Friday 24 June 2016

Chilling News

I wonder what the oncologist thought as he delivered the bad news to the young man telling him there is nothing anyone can do.
I wonder if he went home that night and hugged his children with more affection.
I wonder if he warned them of the dangers of smoking telling them of this young man lying in his hospital dying.

I wonder if after he had passed on this devastating news he thought about this young man coughing, spluttering, relying on oxygen to breathe and pain killers to get through each day.
A young man only 35 years of age whose dreams were shattered in a moment.  There will be no more future planning.  All dreams of his future gone.

His girlfriend sits awkwardly on the young man's hospital bed.  The dreams of their future replaced with the fear ahead.  Weeks maybe months of pain before the end.
She holds his hand and speaks kind words but her head and her heart scream in horror.

His girlfriend's mother cries for his pain and for her daughter's grief.
After he is gone how will her daughter cope?

The girlfriend's mother remembers her father dying of lung cancer over twenty years ago. 
Recently she lost her mother.  She relives the grief of her father while still grieving for her mother.

The young man recently spoke with his mother, brother and sisters.  He has had little contact with them for almost half his life but now they are arriving next week from interstate to say hello and their final farewell.

This is not how he had pictured their reunion in his mind.
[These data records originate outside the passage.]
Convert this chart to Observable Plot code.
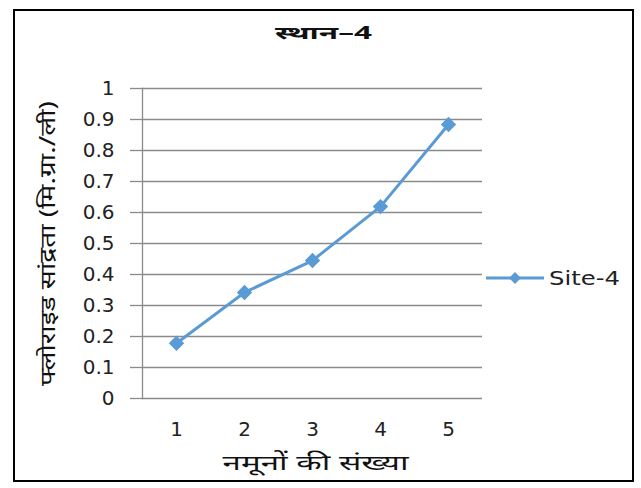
<!DOCTYPE html>
<html>
<head>
<meta charset="utf-8">
<script src="https://cdn.jsdelivr.net/npm/d3@7"></script>
<script src="https://cdn.jsdelivr.net/npm/@observablehq/plot@0.6"></script>
<style>
  body { margin: 0; background: #fff; }
  #wrap { position: relative; width: 641px; height: 488px; overflow: hidden; }
  #chart { position: absolute; left: 0; top: 0; }
  #border { position: absolute; left: 13px; top: 9px; width: 617px; height: 469px; border: 2px solid #000; pointer-events: none; }
  #legend { position: absolute; left: 486px; top: 264px; }
</style>
</head>
<body>
<div id="wrap">
  <div id="chart"></div>
  <div id="border"></div>
  <div id="legend"></div>
</div>
<script>
const title = "स्थान–4";
const yLabel = "फ्लोराइड सांद्रता (मि.ग्रा./ली)";
const xLabel = "नमूनों की संख्या";
const seriesName = "Site-4";
const samples = [1, 2, 3, 4, 5];
const values = [0.178, 0.342, 0.445, 0.619, 0.884];
const yTicks = [0, 0.1, 0.2, 0.3, 0.4, 0.5, 0.6, 0.7, 0.8, 0.9, 1];

const color = "#5B9BD5";
const grid = "#8a8a8a";
const data = samples.map((s, i) => ({sample: s, value: values[i]}));
const devFont = "'Noto Sans', 'Noto Sans Devanagari', 'Lohit Devanagari', 'Mangal', sans-serif";

const chart = Plot.plot({
  width: 641,
  height: 488,
  marginLeft: 142,
  marginRight: 159,
  marginTop: 88,
  marginBottom: 90,
  style: {fontFamily: "'DejaVu Sans', sans-serif", background: "transparent", color: "#222"},
  x: {type: "point", domain: samples, padding: 0.5},
  y: {domain: [0, 1]},
  marks: [
    Plot.ruleY(yTicks, {stroke: grid, strokeWidth: 1.3}),
    Plot.frame({anchor: "left", stroke: grid, strokeWidth: 1.3}),
    Plot.axisY({ticks: yTicks, tickFormat: d => String(d), tickSize: 12, tickPadding: 16, stroke: grid, strokeWidth: 1.3, fontSize: 20, label: null}),
    Plot.axisX({ticks: samples, tickSize: 0, tickPadding: 23, fontSize: 20, label: null}),
    Plot.line(data, {x: "sample", y: "value", stroke: color, strokeWidth: 3}),
    Plot.dot(data, {x: "sample", y: "value", symbol: "diamond2", r: 6, fill: color, stroke: color}),
    Plot.text([title], {frameAnchor: "top", dx: 11, dy: -62, fontSize: 18, fontWeight: "bold", fontFamily: devFont, fill: "#111"}),
    Plot.text([yLabel], {frameAnchor: "left", textAnchor: "middle", rotate: -90, dx: -94, fontSize: 21, fontFamily: devFont, fill: "#111"}),
    Plot.text([xLabel], {frameAnchor: "bottom", dx: 3, dy: 71, fontSize: 21, fontFamily: devFont, fill: "#111"})
  ]
});
document.getElementById("chart").appendChild(chart);

// stretch labels horizontally to match the reference's wide lettering
const stretch = {[title]: 97, [yLabel]: 285, [xLabel]: 186};
d3.select(chart).selectAll("text").each(function() {
  const t = this.textContent;
  if (stretch[t] && this.childElementCount === 0) {
    this.setAttribute("textLength", stretch[t]);
    this.setAttribute("lengthAdjust", "spacingAndGlyphs");
  }
});

// legend
const ls = d3.select("#legend").append("svg").attr("width", 140).attr("height", 28)
  .style("font-family", "'DejaVu Sans', sans-serif");
ls.append("line").attr("x1", 0).attr("x2", 58).attr("y1", 14).attr("y2", 14).attr("stroke", color).attr("stroke-width", 3);
ls.append("path").attr("d", d3.symbol(d3.symbolDiamond2, 90)()).attr("transform", "translate(29,14)").attr("fill", color);
ls.append("text").attr("x", 63).attr("y", 21).attr("font-size", 20).attr("fill", "#222")
  .attr("textLength", 71).attr("lengthAdjust", "spacingAndGlyphs").text(seriesName);
</script>
</body>
</html>
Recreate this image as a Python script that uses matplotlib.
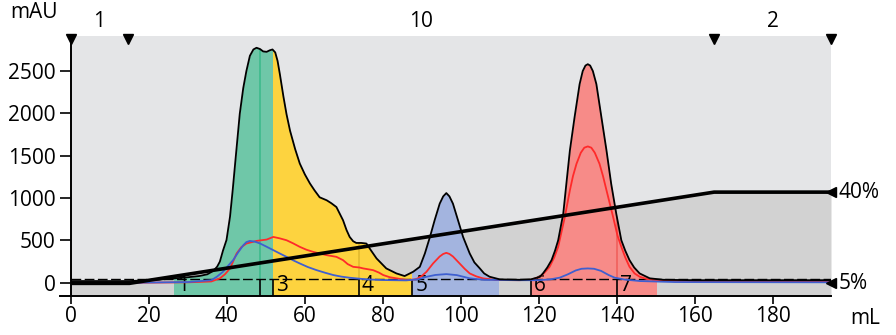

So much heartache and grief for all.  His family, his friends and himself.
The reality has yet to sink in.  He was jovial last week but now his hospital food holds no temptation.
The cancer continues to steal his life.

I am the girlfriend's mother.



Saturday 11 June 2016

Weeds and Other Interruptions

It's cold here in Perth.  Actually its been colder than usual for this time of the year but the garden weeds are enjoying the rain.  They are growing happily at an alarming rate.  I look at them; I can almost see them growing.  I ponder.  I imagine I am ripping them out of the ground but I go back to whatever I am doing.  It is warm inside and cold where those dreadful weeds grow.
It's almost a month since Mum passed away.  Photos of Mum still adorn the side of my fridge. We are still sorting things out and thinking in the past instead of the present.  I can't think of Christmas or Easter or Mother's Day without her.
I know my Mum (when she was physically able) would be outside ripping those weeds out of the ground but today I have no energy to do the same.
Mel's boyfriend (who she was engaged to in January but decided by February it was all too stressful for her) has been in the local hospital three times in the last month.  He has lung cancer and was diagnosed a fortnight ago with pneumonia.  Due to his cancer it is taking a long time for his body to recover.  He went back into hospital on Thursday after being home for only four days and he is still there. 
I don't know what to make of it.  He is on oxygen and an IV drip. Will he get better or will he just get worse?  Cancer is rarely forgiving.  He hadn't take his cancer medication for sometime and last week he resumed smoking.  I shake my head in disbelief.
I am despondent.   Not for me but for Mel.  She is not good with stress.  Not only has she recently lost her Grandmother but she is now running around and being an emotional kick bag for her boyfriend. 
She rang this afternoon as she often does.  She said she just wanted to cry and like all mothers I offered her what we consider words of wisdom.  We ended our conversation by arranging for her to stay with us tomorrow afternoon for a few days to relieve her stress.  I hope it helps.
Life is tough for many of us but I long just for a few weeks of so called normality.  I hope Mel's boyfriend recovers well enough to continue life as it should be.  He is only thirty five.